Di sana sang Presiden menyatakan bahwa calon Gus Dur untuk gubernur harus ”dipatahkan”. Pukul 10 pagi penulis mendengar hal ini. Pukul 2 siang penulis menyampaikan berita kepada pers bahwa dia tidak memiliki calon lagi untuk Gubernur DKI Jaya. Ini penting sekali, masa depan ibu kota Republik Indonesia tidak boleh bergantung pada pertentangan pendapat antara Presiden RI dan warga negara. Memang, para pembantu presiden pernah mengatakan bahwa SBY tidak pernah memerintahkan mereka untuk mengganggu penulis dalam urusan calon gubernur DKI itu. Namun, setiap orang tahu bahwa perintah itu tidak jatuh ke tangan mereka, tetapi jatuh kepada orang-orang lain yang memang menjadi ”spesialis kekacauan” di lingkungan Presiden RI.

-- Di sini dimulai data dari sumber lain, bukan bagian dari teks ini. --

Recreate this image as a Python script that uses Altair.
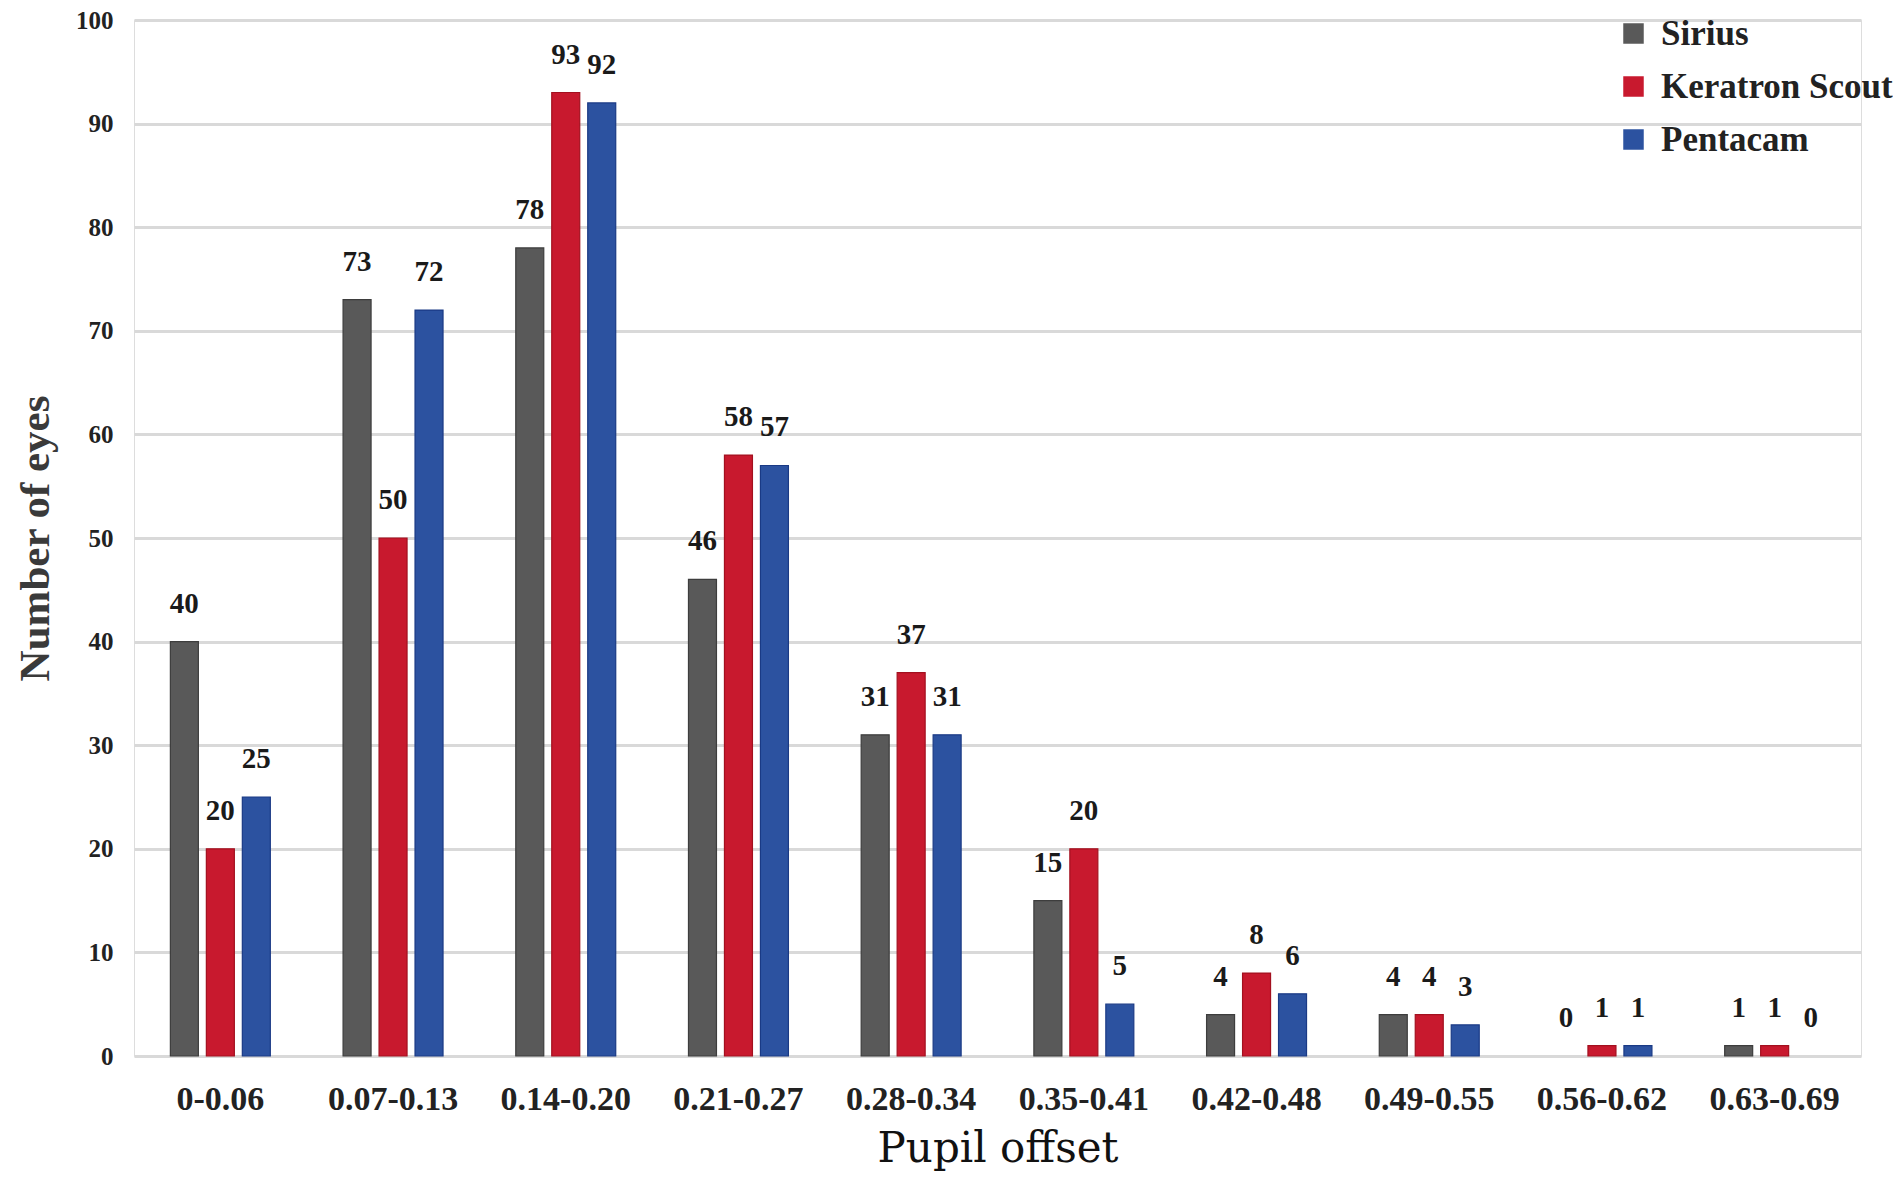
import altair as alt
import pandas as pd

categories = ["0-0.06", "0.07-0.13", "0.14-0.20", "0.21-0.27", "0.28-0.34",
              "0.35-0.41", "0.42-0.48", "0.49-0.55", "0.56-0.62", "0.63-0.69"]
series_names = ["Sirius", "Keratron Scout", "Pentacam"]
sirius = [40, 73, 78, 46, 31, 15, 4, 4, 0, 1]
keratron = [20, 50, 93, 58, 37, 20, 8, 4, 1, 1]
pentacam = [25, 72, 92, 57, 31, 5, 6, 3, 1, 0]
y_ticks = list(range(0, 101, 10))

fill_colors = ["#595959", "#C8192E", "#2C52A0"]
stroke_colors = ["#3d3d3d", "#a3101f", "#1a3a85"]

rows = []
for name, vals in zip(series_names, [sirius, keratron, pentacam]):
    for c, v in zip(categories, vals):
        rows.append({"offset": c, "device": name, "eyes": v})
df = pd.DataFrame(rows)

SERIF = "Liberation Serif"

x_enc = alt.X(
    "offset:N", sort=categories, title="Pupil offset",
    scale=alt.Scale(paddingInner=0.375, paddingOuter=0.1875),
    axis=alt.Axis(labelAngle=0, ticks=False, domain=False,
                  labelFont=SERIF, labelFontSize=34, labelFontWeight="bold",
                  labelColor="#222222", labelPadding=26,
                  titleFont="DejaVu Serif", titleFontSize=42, titleFontWeight="normal",
                  titleColor="#111111", titlePadding=12),
)
xoff_enc = alt.XOffset("device:N", sort=series_names,
                       scale=alt.Scale(paddingInner=0.222, paddingOuter=0.111))
y_enc = alt.Y(
    "eyes:Q", title="Number of eyes",
    scale=alt.Scale(domain=[0, 100]),
    axis=alt.Axis(values=y_ticks, domain=False, ticks=False,
                  gridColor="#D9D9D9", gridWidth=3,
                  labelFont=SERIF, labelFontSize=25, labelFontWeight="bold",
                  labelColor="#222222", labelPadding=21,
                  titleFont=SERIF, titleFontSize=43, titleFontWeight="bold",
                  titleColor="#3a3a3a", titlePadding=18),
)

bars = alt.Chart(df).transform_filter("datum.eyes > 0").mark_bar(strokeWidth=1.2).encode(
    x=x_enc,
    xOffset=xoff_enc,
    y=y_enc,
    color=alt.Color("device:N", sort=series_names,
                    scale=alt.Scale(domain=series_names, range=fill_colors),
                    legend=alt.Legend(title=None, orient="none", legendX=1482, legendY=-4,
                                      symbolType="square", symbolSize=420,
                                      symbolStrokeWidth=0,
                                      labelFont=SERIF, labelFontSize=35,
                                      labelFontWeight="bold", labelColor="#222222",
                                      labelLimit=0,
                                      labelOffset=10, rowPadding=17, padding=0)),
    stroke=alt.Stroke("device:N", sort=series_names,
                      scale=alt.Scale(domain=series_names, range=stroke_colors),
                      legend=None),
)

labels = alt.Chart(df).mark_text(
    font=SERIF, fontSize=29, fontWeight="bold", color="#1a1a1a",
    baseline="middle", dy=-38,
).encode(
    x=alt.X("offset:N", sort=categories),
    xOffset=alt.XOffset("device:N", sort=series_names),
    y=alt.Y("eyes:Q"),
    text=alt.Text("eyes:Q"),
)

chart = alt.layer(bars, labels).properties(
    width=1727, height=1036,
    autosize=alt.AutoSizeParams(type="none"),
    padding={"left": 126, "top": 12, "right": 32, "bottom": 124},
).configure_view(stroke=None).configure(background="white")

chart.save("out.html", embed_options={"renderer": "svg", "actions": False})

Inilah yang sebenarnya merisaukan hati penulis, karena membuat Presiden RI terpaksa berbohong guna menolong mukanya sendiri. Karena itulah, dia menarik diri dari upaya mencalonkan Agum Gumelar menjadi Gubernur DKI Jakarta. Sederhana saja masalahnya. Apa yang diuraikan di muka menunjuk dengan jelas, bahwa politik sedang dimainkan dengan penuh kekotoran. Ini tentu saja tidak dapat kita terima. Dapat kita pahami betapa marahnya Sarwono Kusumatmadja SH dengan putusan Mahkamah Konstitusi.
Lembaga tersebut memutuskan bahwa pengajuan calon-calon independen sah-sah saja menurut konstitusi, tapi berlakunya hanya setelah pilkada sekarang ini. Ini benar-benar ”permainan politik” yang canggih, termasuk dari calon Wagub Prijanto. Ini adalah kejadian yang sangat menarik, yang menunjuk pada banyak kemungkinan yang mungkin saja terjadi. Masalahnya sekarang, dapatkah rakyat ditipu dengan cara-cara demikian hingga hari ini? Kalau tidak, angka golput akan menjadi sangat besar. Patutkah hal itu terus menerus dilakukan? Sudah sangat sering kita harus ”menelan ludah” untuk menerima kebohongan demi kebohongan dengan sabar. Hingga kita sampai pada akhir masa itu, bukan?